Quizás el filme que consiguió narrar esa historia del modo más cinematográfico y con el reconocimiento del público fue Wall Street (1987), de Oliver Stone, en el que Michael Douglas interpretaba al inmoral Gordon Gekko, mientras Charlie Sheen ejercía como su pupilo, Bud Fox. Por la misma razón por la que tras la crisis de 2007 se hizo el remake Wall Street 2: El dinero nunca duerme (2010), merece la pena homenajear ahora a Tom Wolfe y revisar La hoguera de las vanidades. Leerla es una buena vacuna para no caer en las siempre presentes e intemporales vanidad y avaricia, que tan bien taxonomiza el escritor norteamericano. Resulta ideal ahora que -nos mienten- la máquina del capitalismo empieza a funcionar y la crisis ha terminado (para algunos).

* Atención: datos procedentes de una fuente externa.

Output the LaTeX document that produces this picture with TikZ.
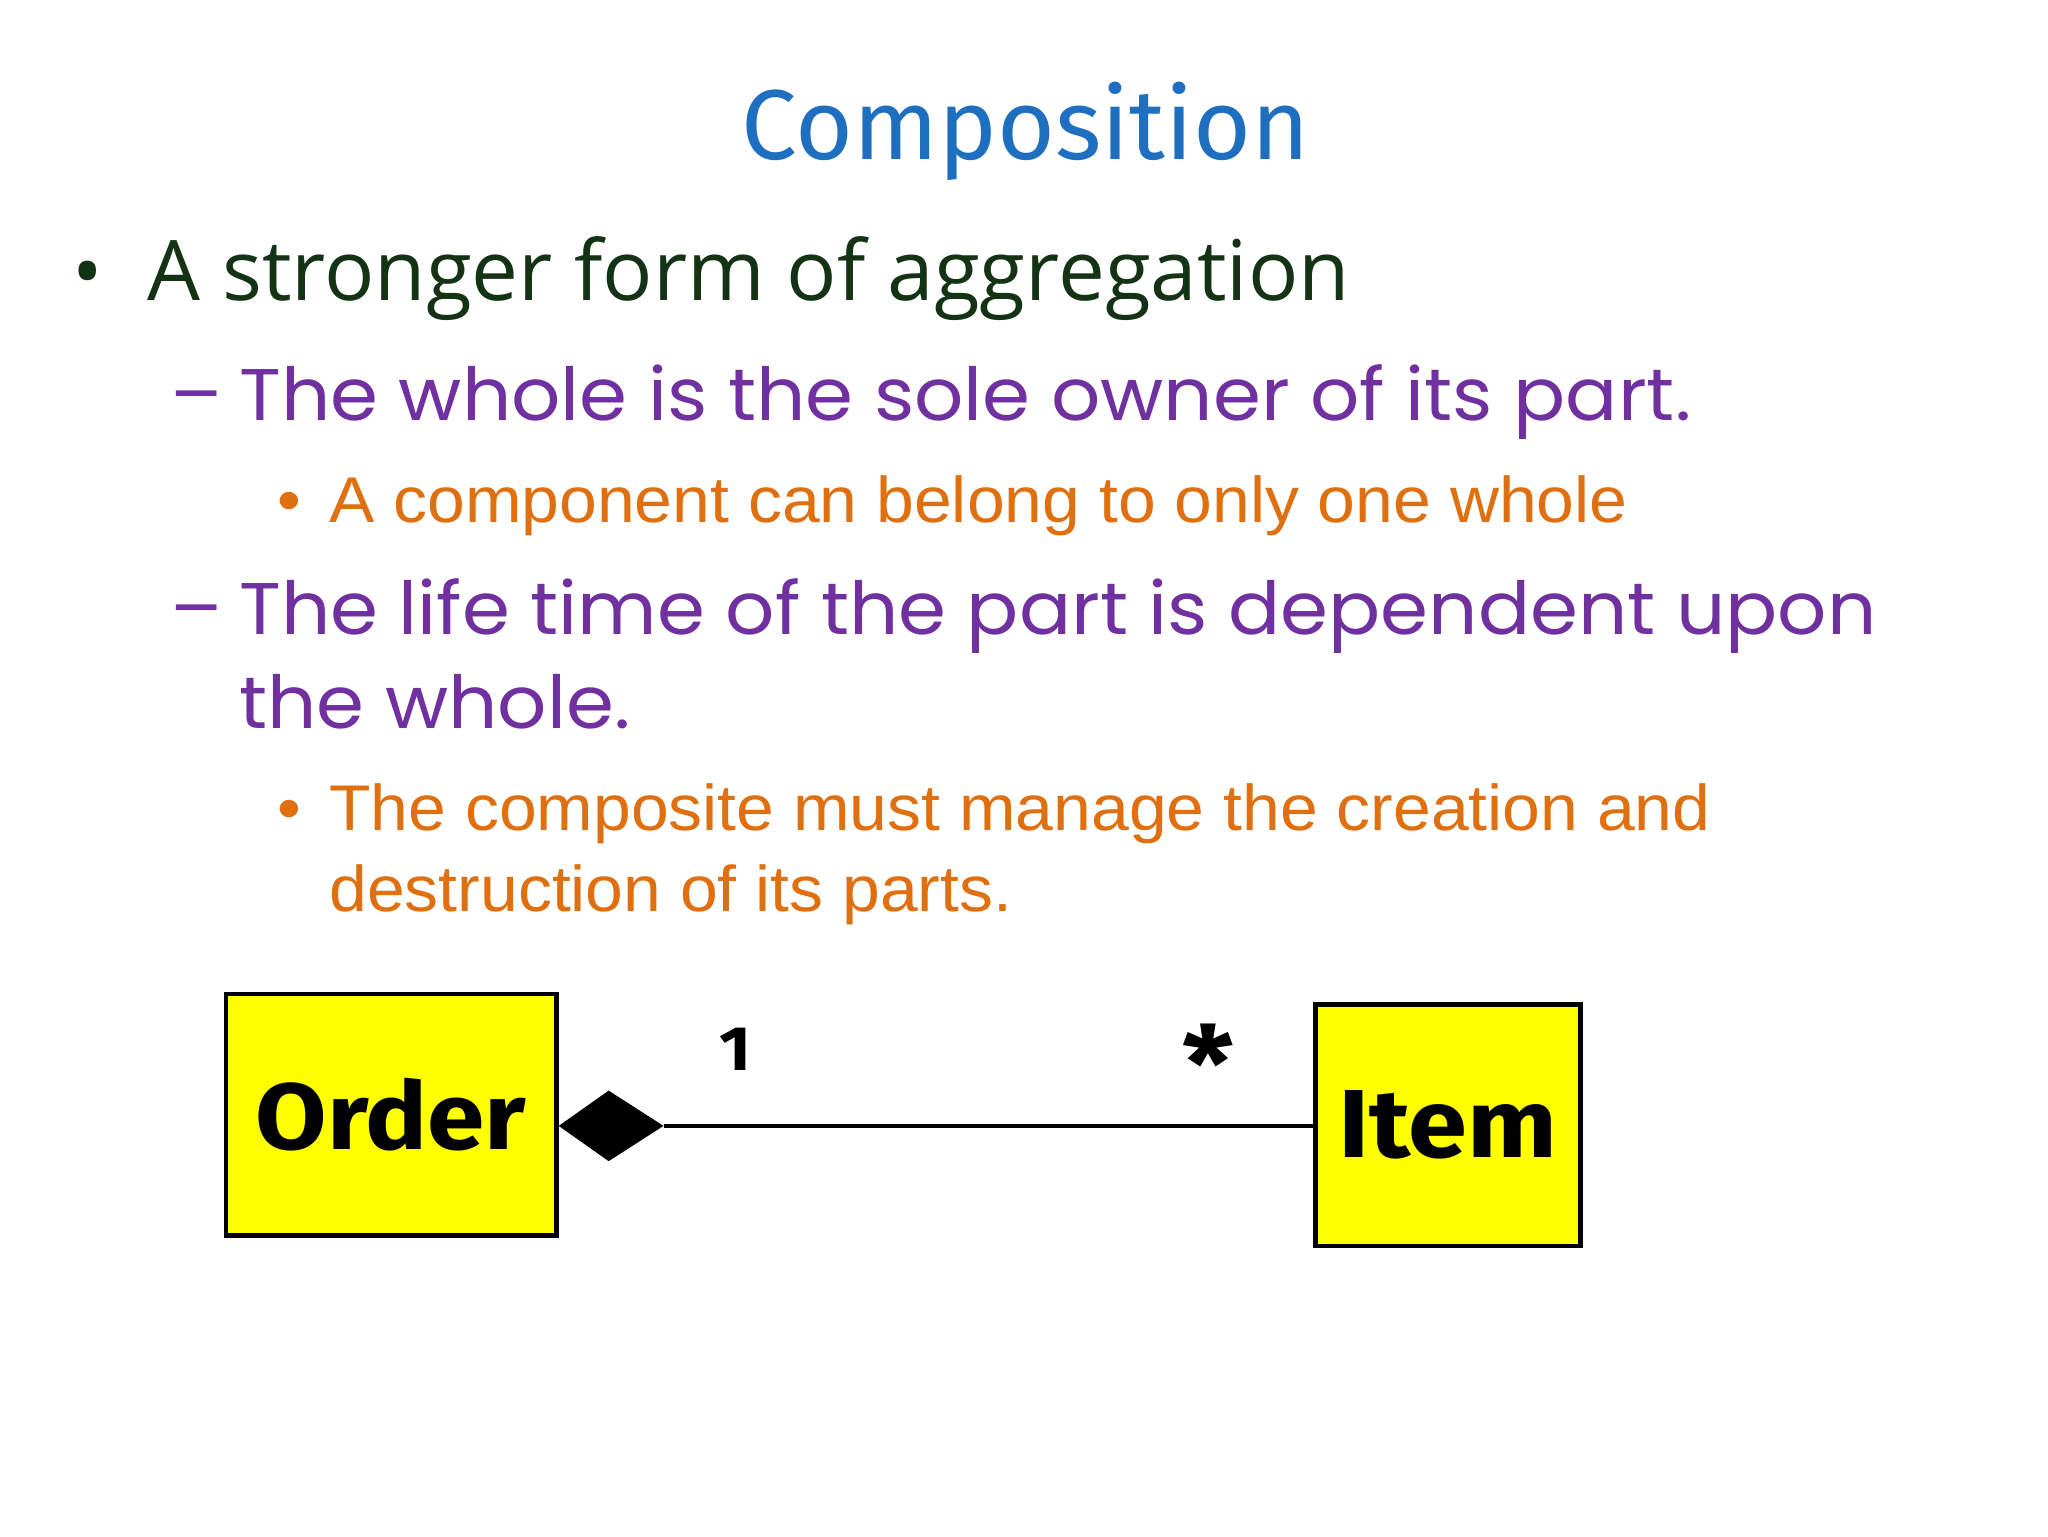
\documentclass[tikz,border=0pt]{standalone}
\usepackage{fontspec}
\setmainfont{Liberation Sans}[FakeStretch=1.05]
\newfontfamily\titlef{Fira Sans}
\newfontfamily\greenf{Open Sans}
\newfontfamily\purplef{Poppins}[FakeStretch=1.055]
\newfontfamily\boxf{Fira Sans}[FakeStretch=1.1]
\definecolor{tblue}{HTML}{1F6FC0}
\definecolor{tgreen}{HTML}{143214}
\definecolor{tpurple}{HTML}{7030A0}
\definecolor{torange}{HTML}{E0700F}
\definecolor{byellow}{HTML}{FFFF00}
\tikzset{txt/.style={anchor=base west,inner sep=0pt},
 cls/.style={draw=black,line width=3.5pt,fill=byellow,inner sep=0pt}}
\begin{document}
\begin{tikzpicture}[x=1pt,y=-1pt]
\useasboundingbox[fill=white] (0,0) rectangle (1568,1176);
\node[anchor=base,inner sep=0pt,text=tblue,font=\titlef\fontsize{76}{90}\selectfont] (title) at (785,122) {Composition};
\node[txt,text=tgreen,font=\greenf\fontsize{62}{70}\selectfont] (b1) at (55,230) {\textbullet};
\node[txt,text=tgreen,font=\greenf\fontsize{64}{70}\selectfont] (l1) at (113,230) {A stronger form of aggregation};
\node[txt,text=tpurple,font=\purplef\fontsize{56}{64}\selectfont] (d1) at (130,322) {–};
\node[txt,text=tpurple,font=\purplef\fontsize{56}{64}\selectfont] (l2) at (183,322) {The whole is the sole owner of its part.};
\node[txt,text=torange,font=\fontsize{49.5}{56}\selectfont] (b3) at (212,400) {•};
\node[txt,text=torange,font=\fontsize{49.5}{56}\selectfont] (l3) at (252,400) {A component can belong to only one whole};
\node[txt,text=tpurple,font=\purplef\fontsize{56}{64}\selectfont] (d2) at (130,486) {–};
\node[txt,text=tpurple,font=\purplef\fontsize{56}{64}\selectfont] (l4) at (183,486) {The life time of the part is dependent upon};
\node[txt,text=tpurple,font=\purplef\fontsize{56}{64}\selectfont] (l5) at (183,558) {the whole.};
\node[txt,text=torange,font=\fontsize{49.5}{56}\selectfont] (b6) at (212,636) {•};
\node[txt,text=torange,font=\fontsize{49.5}{56}\selectfont] (l6) at (252,636) {The composite must manage the creation and};
\node[txt,text=torange,font=\fontsize{49.5}{56}\selectfont] (l7) at (252,698) {destruction of its parts.};
\node[cls,minimum width=253,minimum height=185,font=\boxf\bfseries\fontsize{72}{80}\selectfont] (order) at (299.5,853.5) {Order};
\node[cls,minimum width=203,minimum height=185,font=\boxf\bfseries\fontsize{74}{80}\selectfont] (item) at (1108.5,861.5) {Item};
\coordinate (dtip) at (order.east |- 0,862);
\coordinate (dtop) at (466,835);
\coordinate (dend) at (508,862);
\coordinate (dbot) at (466,889);
\fill (dtip) -- (dtop) -- (dend) -- (dbot) -- cycle;
\draw[line width=3.5pt] (dend) -- (item.west |- dend);
\node[font=\boxf\bfseries\fontsize{48}{50}\selectfont] (m1) at (563,803) {1};
\node[font=\boxf\bfseries\fontsize{80}{80}\selectfont] (m2) at (925,814) {*};
\end{tikzpicture}
\end{document}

Tom Wolfe vestía siempre un traje a medida de color beige o incluso blanco, iba escrupulosamente encorbatado, y lucía carísimos y lustrosos botines, además de un elegante sombrero de otros tiempos. Era un snob, un dandi, un hombre de opiniones controvertidas. Se notaba en su apariencia que su punto de vista tenía que ser peculiar, y lo era.
Pese a su desaparición, ahí nos queda su periodismo/literatura, un puñetazo en el estómago, un revulsivo mostrenco, bíblico e inesperado o, como él mismo diría, un “coqueto aerodinámico rocanrol color caramelo de ron”. Aunque, como recuerda el Eclesiastés: “Vanidad de vanidades, (…) todo es vanidad”.